UCS-2, UTF-16, and Java (was RE: U+xxxx, U-xxxxxx, and the basics )

From: Mike Brown (mbrown@corp.webb.net)
Date: Mon Mar 06 2000 - 15:22:05 EST


> when mentioning and describing UCS-2, deprecate its use
> clearly so that newcomers understand that they *need to*
> support UTF-16.

I reworded the text in my XML tutorial a little bit and am HTMLizing it now
by hand since MS Word 2000 goes nuts with extraneous markup (which is
actually rather cool in its own way, lots of CSS and even some XML in
there). I'll add a mention of UCS-2 being deprecated. I'm more inclined to
go this route than to not mention UCS-2 at all, for 2 reasons.

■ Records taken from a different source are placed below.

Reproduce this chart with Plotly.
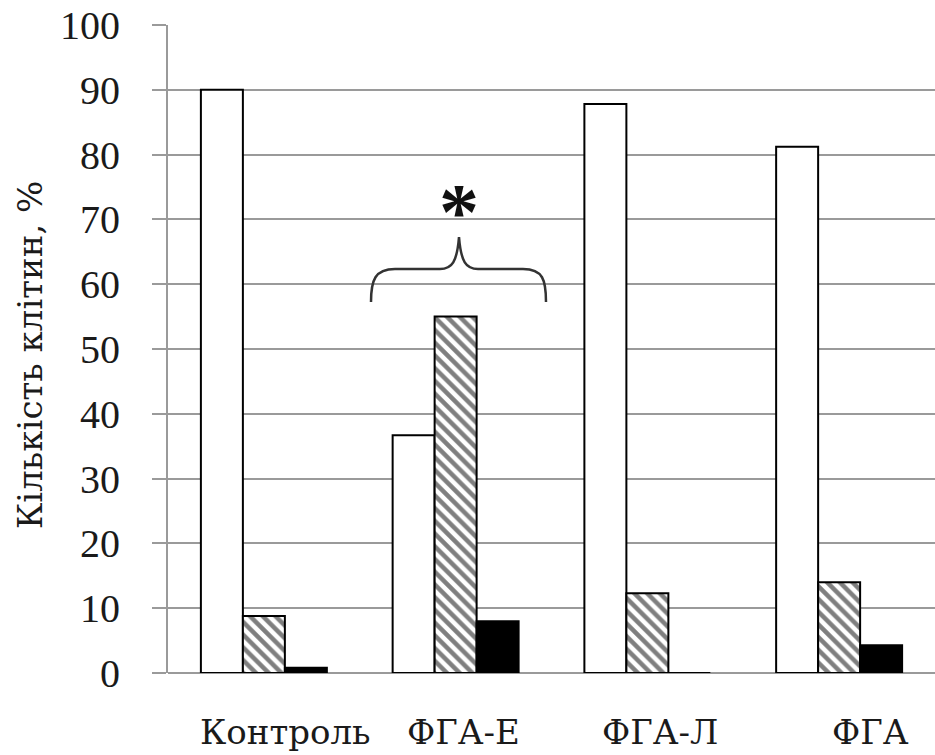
import plotly.graph_objects as go

categories = ["Контроль", "ФГА-Е", "ФГА-Л", "ФГА"]
white_vals = [90.0, 36.7, 87.8, 81.2]
hatched_vals = [8.8, 55.0, 12.3, 14.0]
black_vals = [0.8, 8.0, 0.0, 4.3]
y_ticks = [0, 10, 20, 30, 40, 50, 60, 70, 80, 90, 100]
y_title = "Кількість клітин, %"

W, H = 935, 755
L, R, T, B = 168, 0, 25, 82
PW, PH = W - L - R, H - T - B
FONT = "Liberation Serif"
CYR = "DejaVu Serif"
TXT = "#1a1a1a"

def px_x(p):
    return (p - L) / PW

def px_ydata(p):
    return (H - B - p) / PH * 100

fig = go.Figure()
line = dict(color="black", width=2)
fig.add_trace(go.Bar(x=categories, y=white_vals, marker=dict(color="white", line=line)))
fig.add_trace(go.Bar(x=categories, y=hatched_vals,
                     marker=dict(color="white", line=line,
                                 pattern=dict(shape="\\", fgcolor="black", bgcolor="white",
                                              size=9, solidity=0.5))))
fig.add_trace(go.Bar(x=categories, y=black_vals, marker=dict(color="black", line=line)))

grid = "#9a9a9a"
fig.update_layout(
    width=W, height=H, autosize=False,
    margin=dict(l=L, r=R, t=T, b=B),
    paper_bgcolor="white", plot_bgcolor="white",
    barmode="group", bargap=0.343, bargroupgap=0,
    showlegend=False,
    font=dict(family=FONT, size=40, color=TXT),
)
fig.update_xaxes(showticklabels=False, showgrid=False, showline=False, zeroline=False,
                 ticks="", range=[-0.5, 3.5])
fig.update_yaxes(range=[0, 100], tickvals=y_ticks, ticktext=[str(v) for v in y_ticks],
                 showgrid=True, gridcolor=grid, gridwidth=2,
                 showline=True, linecolor=grid, linewidth=2,
                 zeroline=True, zerolinecolor=grid, zerolinewidth=2,
                 ticks="outside", ticklen=14, tickcolor=grid, tickwidth=2,
                 ticklabelstandoff=24,
                 tickfont=dict(family=FONT, size=40, color=TXT))

# y axis title
fig.add_annotation(text=y_title, textangle=-90, xref="paper", yref="paper",
                   x=px_x(30), y=(H - B - 355) / PH, xanchor="center", yanchor="middle",
                   showarrow=False, font=dict(family=CYR, size=34, color=TXT))

# category labels
label_px = [285, 463, 660, 870]
for c, p in zip(categories, label_px):
    fig.add_annotation(text=c, xref="paper", yref="paper", x=px_x(p), y=-(B - 1) / PH,
                       xanchor="center", yanchor="bottom", showarrow=False,
                       font=dict(family=CYR, size=34, color=TXT))

# brace
pts = [(371, 302), (371, 280), (375, 269), (395, 269), (440, 269), (452, 269), (457, 262), (459, 237),
       (461, 262), (466, 269), (478, 269), (523, 269), (543, 269), (546, 280), (546, 302)]
P = [(px_x(a), px_ydata(b)) for a, b in pts]
f = lambda q: f"{q[0]:.5f},{q[1]:.4f}"
path = (f"M {f(P[0])} C {f(P[1])} {f(P[2])} {f(P[3])} L {f(P[4])} C {f(P[5])} {f(P[6])} {f(P[7])} "
        f"C {f(P[8])} {f(P[9])} {f(P[10])} L {f(P[11])} C {f(P[12])} {f(P[13])} {f(P[14])}")
fig.add_shape(type="path", path=path, xref="paper", yref="y", line=dict(color="#333333", width=2.5))

# asterisk
fig.add_annotation(text="<b>*</b>", xref="paper", yref="y", x=px_x(459), y=px_ydata(212),
                   xanchor="center", yanchor="middle", showarrow=False,
                   font=dict(family=FONT, size=80, color="#111111"))

fig.write_html("out.html")
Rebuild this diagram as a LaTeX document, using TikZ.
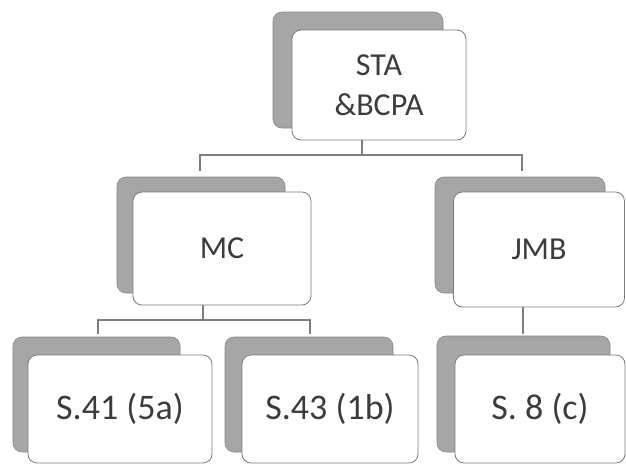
\documentclass[tikz,border=0pt]{standalone}
\usepackage{fontspec}
\setmainfont{Carlito}
\definecolor{txt}{HTML}{3C3C3C}
\definecolor{shd}{HTML}{A6A6A6}
\definecolor{edge}{HTML}{7A7A7A}
\definecolor{lnk}{HTML}{7E7E7E}
\begin{document}
\begin{tikzpicture}[x=1pt,y=-1pt,
  box/.style={draw=edge,line width=0.8pt,fill=white,rounded corners=9pt,
    inner sep=0pt,text=txt,font=\fontsize{32}{40}\selectfont,align=center},
  lowbox/.style={box,minimum height=108pt,font=\fontsize{36}{40}\selectfont},
  shadowbox/.style={fill=shd,draw=shd!80!black,line width=0.6pt,rounded corners=9pt},
  conn/.style={draw=lnk,line width=2.6pt}]
\useasboundingbox (0,0) rectangle (626,467);
% shadows
\fill[shadowbox] (273,12) rectangle (443,128);
\fill[shadowbox] (117,177) rectangle (285,293);
\fill[shadowbox] (435,177) rectangle (605,293);
\fill[shadowbox] (13,337) rectangle (180,452);
\fill[shadowbox] (225,337) rectangle (393,452);
\fill[shadowbox] (437,336) rectangle (610,452);
% boxes
\node[box,minimum width=174pt,minimum height=110pt] (top) at (379,85) {STA\\\&BCPA};
\node[box,minimum width=178pt,minimum height=113pt] (mc) at (222,248.5) {MC};
\node[box,minimum width=171pt,minimum height=115pt] (jmb) at (539,249.5) {JMB};
\node[lowbox,minimum width=184pt] (s41) at (120,409) {S.41 (5a)};
\node[lowbox,minimum width=176pt] (s43) at (330,409) {S.43 (1b)};
\node[lowbox,minimum width=170pt] (s8) at (540,409) {S. 8 (c)};
% junctions
\coordinate (j1) at (362,155);
\coordinate (d1) at (200,171);
\coordinate (d2) at (522,171);
\coordinate (j2) at (203,320);
\coordinate (d3) at (98,334);
\coordinate (d4) at (310,334);
\coordinate (d5) at (523,334);
% connectors
\draw[conn] (j1 |- top.south) -- (j1);
\draw[conn] (d1) -- (d1 |- j1) -- (d2 |- j1) -- (d2);
\draw[conn] (j2 |- mc.south) -- (j2);
\draw[conn] (d3) -- (d3 |- j2) -- (d4 |- j2) -- (d4);
\draw[conn] (d5 |- jmb.south) -- (d5);
\end{tikzpicture}
\end{document}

First, it is in my opinion easier to understand UTF-16 if you first think of
what happens when a 16-bit code space is used in the most obvious way, with
a 1-to-1 relationship between code points and code values: 65,536 code
values representing 65,536 code points representing 65,536 abstract
characters. i.e., UCS-2.

Second, XML is based on ISO/IEC 10646-1;1993, not The Unicode Standard
version 2.x or 3.0. So the ISO encoding forms are, unfortunately, still
relevant, deprecated as they may be in Unicode.

I have a question, though. I have seen a reference somewhere saying that
Java characters and strings are UCS-2 encoded, and I saw a reference
somewhere else saying they are UTF-16 encoded. Which is it?